### SET TASK
Skip all pictures, then copy the lines from the start of the data through the line with "s_frac_tick_yb = [0.0708, 0.0334, 0.0126, 0.0039]", keeping both ends.

### DATASET EXTRACT
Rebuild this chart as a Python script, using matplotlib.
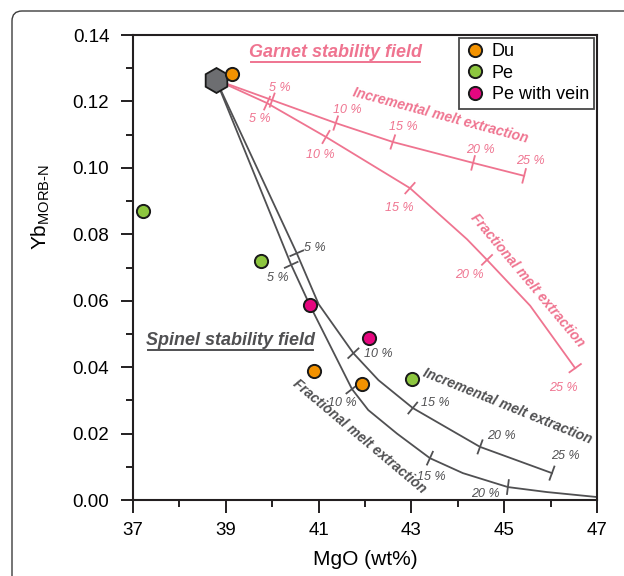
import matplotlib

matplotlib.use("Agg")
import matplotlib.pyplot as plt
import numpy as np
from matplotlib.patches import FancyBboxPatch
from matplotlib.lines import Line2D
from matplotlib.ticker import MultipleLocator

plt.rcParams["font.family"] = ["Liberation Sans", "DejaVu Sans"]
plt.rcParams["mathtext.fontset"] = "custom"
plt.rcParams["mathtext.rm"] = "Liberation Sans"

# sample compositions (MgO wt%, Yb MORB-normalised)
du_mgo = [39.13, 40.90, 41.94]
du_yb = [0.1283, 0.0388, 0.0349]
pe_mgo = [37.22, 39.76, 43.01]
pe_yb = [0.0870, 0.0720, 0.0364]
vein_mgo = [40.81, 42.09]
vein_yb = [0.0587, 0.0488]

# starting source (hexagon)
src_mgo = [38.79]
src_yb = [0.1265]

# melting curves
g_inc_mgo = [38.79, 40.00, 41.37, 42.60, 44.33, 45.43]
g_inc_yb = [0.1265, 0.1204, 0.1135, 0.1078, 0.1015, 0.0976]
g_frac_mgo = [38.79, 39.89, 41.16, 42.97, 44.20, 44.63, 45.56, 46.53]
g_frac_yb = [0.1265, 0.1195, 0.1093, 0.0939, 0.0785, 0.0723, 0.0585, 0.0397]
s_inc_mgo = [38.79, 40.53, 41.00, 41.75, 42.29, 43.03, 44.48, 46.03]
s_inc_yb = [0.1265, 0.0743, 0.0590, 0.0442, 0.0361, 0.0277, 0.0160, 0.0081]
s_frac_mgo = [38.79, 40.41, 40.81, 41.72, 42.07, 42.69, 43.40, 44.11, 45.08, 45.92, 47.00]
s_frac_yb = [0.1265, 0.0708, 0.0587, 0.0334, 0.0271, 0.0200, 0.0126, 0.0081, 0.0039, 0.0024, 0.0009]

# melt-fraction tick marks on each curve
g_inc_tick_mgo = [40.00, 41.37, 42.60, 44.33, 45.43]
g_inc_tick_yb = [0.1204, 0.1135, 0.1078, 0.1015, 0.0976]
g_frac_tick_mgo = [39.89, 41.16, 42.97, 44.63, 46.53]
g_frac_tick_yb = [0.1195, 0.1093, 0.0939, 0.0723, 0.0397]
s_inc_tick_mgo = [40.53, 41.75, 43.03, 44.48, 46.03]
s_inc_tick_yb = [0.0743, 0.0442, 0.0277, 0.0160, 0.0081]
s_frac_tick_mgo = [40.41, 41.72, 43.40, 45.08]
s_frac_tick_yb = [0.0708, 0.0334, 0.0126, 0.0039]

pct_labels = ["5 %", "10 %", "15 %", "20 %", "25 %"]
g_inc_lab_mgo = [40.17, 41.61, 42.82, 44.48, 45.56]
g_inc_lab_yb = [0.1241, 0.1174, 0.1123, 0.1054, 0.1021]
g_frac_lab_mgo = [39.74, 41.03, 42.75, 44.26, 46.27]
g_frac_lab_yb = [0.1147, 0.1039, 0.0879, 0.0678, 0.0337]
s_inc_lab_mgo = [40.92, 42.28, 43.51, 44.95, 46.31]
s_inc_lab_yb = [0.0759, 0.0440, 0.0292, 0.0193, 0.0133]
s_frac_lab_mgo = [40.12, 41.52, 43.44, 44.59]
s_frac_lab_yb = [0.0669, 0.0292, 0.0069, 0.0018]

PINK = "#ef7490"
GREY = "#505052"
AXC = "#231f20"
C_DU = "#f39200"
C_PE = "#8dc63f"
C_VEIN = "#e5077f"

fig = plt.figure(figsize=(6.24, 5.76), dpi=100)
ax = fig.add_axes([0.2131, 0.1319, 0.7436, 0.8073])

# rounded frame around the whole panel
frame = FancyBboxPatch((0.12, -1.0), 7.0, 6.65, boxstyle="round,pad=0,rounding_size=0.1",
                       transform=fig.dpi_scale_trans, facecolor="none",
                       edgecolor="#3c3c3c", linewidth=1.0, clip_on=False)
fig.patches.append(frame)

ax.set_xlim(37, 47)
ax.set_ylim(0, 0.14)
ax.xaxis.set_major_locator(MultipleLocator(2, offset=1))
ax.xaxis.set_minor_locator(MultipleLocator(1))
ax.yaxis.set_major_locator(MultipleLocator(0.02))
ax.yaxis.set_minor_locator(MultipleLocator(0.01))
ax.xaxis.set_major_formatter(plt.FormatStrFormatter("%.0f"))
ax.yaxis.set_major_formatter(plt.FormatStrFormatter("%.2f"))
for sp in ax.spines.values():
    sp.set_color(AXC)
    sp.set_linewidth(1.5)
ax.tick_params(which="major", direction="out", length=9, width=1.4, color=AXC,
               labelsize=13.5, pad=7)
ax.tick_params(which="minor", direction="out", length=5, width=1.4, color=AXC)
ax.tick_params(axis="y", pad=8)

ax.set_xlabel("MgO (wt%)", fontsize=15, labelpad=8)
fig.text(0.065, 0.64, "Yb$_{\\mathregular{MORB\u2010N}}$", rotation=90, fontsize=15,
         ha="center", va="center")

curves = [
    (g_inc_mgo, g_inc_yb, g_inc_tick_mgo, g_inc_tick_yb, g_inc_lab_mgo, g_inc_lab_yb, PINK),
    (g_frac_mgo, g_frac_yb, g_frac_tick_mgo, g_frac_tick_yb, g_frac_lab_mgo, g_frac_lab_yb, PINK),
    (s_inc_mgo, s_inc_yb, s_inc_tick_mgo, s_inc_tick_yb, s_inc_lab_mgo, s_inc_lab_yb, GREY),
    (s_frac_mgo, s_frac_yb, s_frac_tick_mgo, s_frac_tick_yb, s_frac_lab_mgo, s_frac_lab_yb, GREY),
]

to_disp = ax.transData
to_data = ax.transData.inverted()
half = 7.0  # half length of the melt-fraction tick, pixels

for cx, cy, tx, ty, lx, ly, col in curves:
    ax.plot(cx, cy, color=col, linewidth=1.3, zorder=2, solid_joinstyle="round")
    pts = to_disp.transform(np.column_stack([cx, cy]))
    for x0, y0 in zip(tx, ty):
        p = to_disp.transform((x0, y0))
        # direction of the nearest curve segment
        mids = (pts[1:] + pts[:-1]) / 2
        i = np.argmin(np.hypot(*(mids - p).T))
        d = pts[i + 1] - pts[i]
        d /= np.hypot(*d)
        n = np.array([-d[1], d[0]])
        seg = to_data.transform([p - n * half, p + n * half])
        ax.plot(seg[:, 0], seg[:, 1], color=col, linewidth=1.3, zorder=2)
    for x0, y0, s in zip(lx, ly, pct_labels):
        ax.text(x0, y0, s, color=col, fontsize=9, style="italic",
                ha="center", va="center", zorder=3)

lab_kw = dict(fontsize=10, style="italic", weight="bold", ha="center", va="center",
              rotation_mode="anchor")
ax.text(43.62, 0.1159, "Incremental melt extraction", color=PINK, rotation=-15, **lab_kw)
ax.text(45.51, 0.0662, "Fractional melt extraction", color=PINK, rotation=-50, **lab_kw)
ax.text(45.06, 0.0283, "Incremental melt extraction", color=GREY, rotation=-22, **lab_kw)
ax.text(41.89, 0.0193, "Fractional melt extraction", color=GREY, rotation=-40, **lab_kw)

garnet = ax.text(41.37, 0.1346, "Garnet stability field", color=PINK, fontsize=13,
                 style="italic", weight="bold", ha="center", va="center")
spinel = ax.text(39.1, 0.0479, "Spinel stability field", color=GREY, fontsize=13,
                 style="italic", weight="bold", ha="center", va="center")

ax.plot(src_mgo, src_yb, marker="h", markersize=18, color="#6d6e71",
        markeredgecolor="#1a1a1a", markeredgewidth=1.3, linestyle="none", zorder=5)

mk = dict(marker="o", markersize=9.5, markeredgecolor="#1a1a1a", markeredgewidth=1.4,
          linestyle="none", zorder=6)
ax.plot(du_mgo, du_yb, color=C_DU, label="Du", **mk)
ax.plot(pe_mgo, pe_yb, color=C_PE, label="Pe", **mk)
ax.plot(vein_mgo, vein_yb, color=C_VEIN, label="Pe with vein", **mk)

leg = ax.legend(loc="upper right", fontsize=13, frameon=True, fancybox=False,
                borderaxespad=0.15, handletextpad=0.3, handlelength=1.2,
                labelspacing=0.25, borderpad=0.3)
leg.get_frame().set_edgecolor("#1a1a1a")
leg.get_frame().set_linewidth(1.3)

# underline the two field labels
fig.canvas.draw()
rend = fig.canvas.get_renderer()
for t, col in ((garnet, PINK), (spinel, GREY)):
    bb = t.get_window_extent(rend)
    y = bb.y0 - 1
    fig.add_artist(Line2D([bb.x0 + 2, bb.x1 - 2], [y, y], transform=None,
                          color=col, linewidth=1.4))

fig.savefig("out.png", dpi=100)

### RESULT OF THE TASK
Rebuild this chart as a Python script, using matplotlib.
import matplotlib

matplotlib.use("Agg")
import matplotlib.pyplot as plt
import numpy as np
from matplotlib.patches import FancyBboxPatch
from matplotlib.lines import Line2D
from matplotlib.ticker import MultipleLocator

plt.rcParams["font.family"] = ["Liberation Sans", "DejaVu Sans"]
plt.rcParams["mathtext.fontset"] = "custom"
plt.rcParams["mathtext.rm"] = "Liberation Sans"

# sample compositions (MgO wt%, Yb MORB-normalised)
du_mgo = [39.13, 40.90, 41.94]
du_yb = [0.1283, 0.0388, 0.0349]
pe_mgo = [37.22, 39.76, 43.01]
pe_yb = [0.0870, 0.0720, 0.0364]
vein_mgo = [40.81, 42.09]
vein_yb = [0.0587, 0.0488]

# starting source (hexagon)
src_mgo = [38.79]
src_yb = [0.1265]

# melting curves
g_inc_mgo = [38.79, 40.00, 41.37, 42.60, 44.33, 45.43]
g_inc_yb = [0.1265, 0.1204, 0.1135, 0.1078, 0.1015, 0.0976]
g_frac_mgo = [38.79, 39.89, 41.16, 42.97, 44.20, 44.63, 45.56, 46.53]
g_frac_yb = [0.1265, 0.1195, 0.1093, 0.0939, 0.0785, 0.0723, 0.0585, 0.0397]
s_inc_mgo = [38.79, 40.53, 41.00, 41.75, 42.29, 43.03, 44.48, 46.03]
s_inc_yb = [0.1265, 0.0743, 0.0590, 0.0442, 0.0361, 0.0277, 0.0160, 0.0081]
s_frac_mgo = [38.79, 40.41, 40.81, 41.72, 42.07, 42.69, 43.40, 44.11, 45.08, 45.92, 47.00]
s_frac_yb = [0.1265, 0.0708, 0.0587, 0.0334, 0.0271, 0.0200, 0.0126, 0.0081, 0.0039, 0.0024, 0.0009]

# melt-fraction tick marks on each curve
g_inc_tick_mgo = [40.00, 41.37, 42.60, 44.33, 45.43]
g_inc_tick_yb = [0.1204, 0.1135, 0.1078, 0.1015, 0.0976]
g_frac_tick_mgo = [39.89, 41.16, 42.97, 44.63, 46.53]
g_frac_tick_yb = [0.1195, 0.1093, 0.0939, 0.0723, 0.0397]
s_inc_tick_mgo = [40.53, 41.75, 43.03, 44.48, 46.03]
s_inc_tick_yb = [0.0743, 0.0442, 0.0277, 0.0160, 0.0081]
s_frac_tick_mgo = [40.41, 41.72, 43.40, 45.08]
s_frac_tick_yb = [0.0708, 0.0334, 0.0126, 0.0039]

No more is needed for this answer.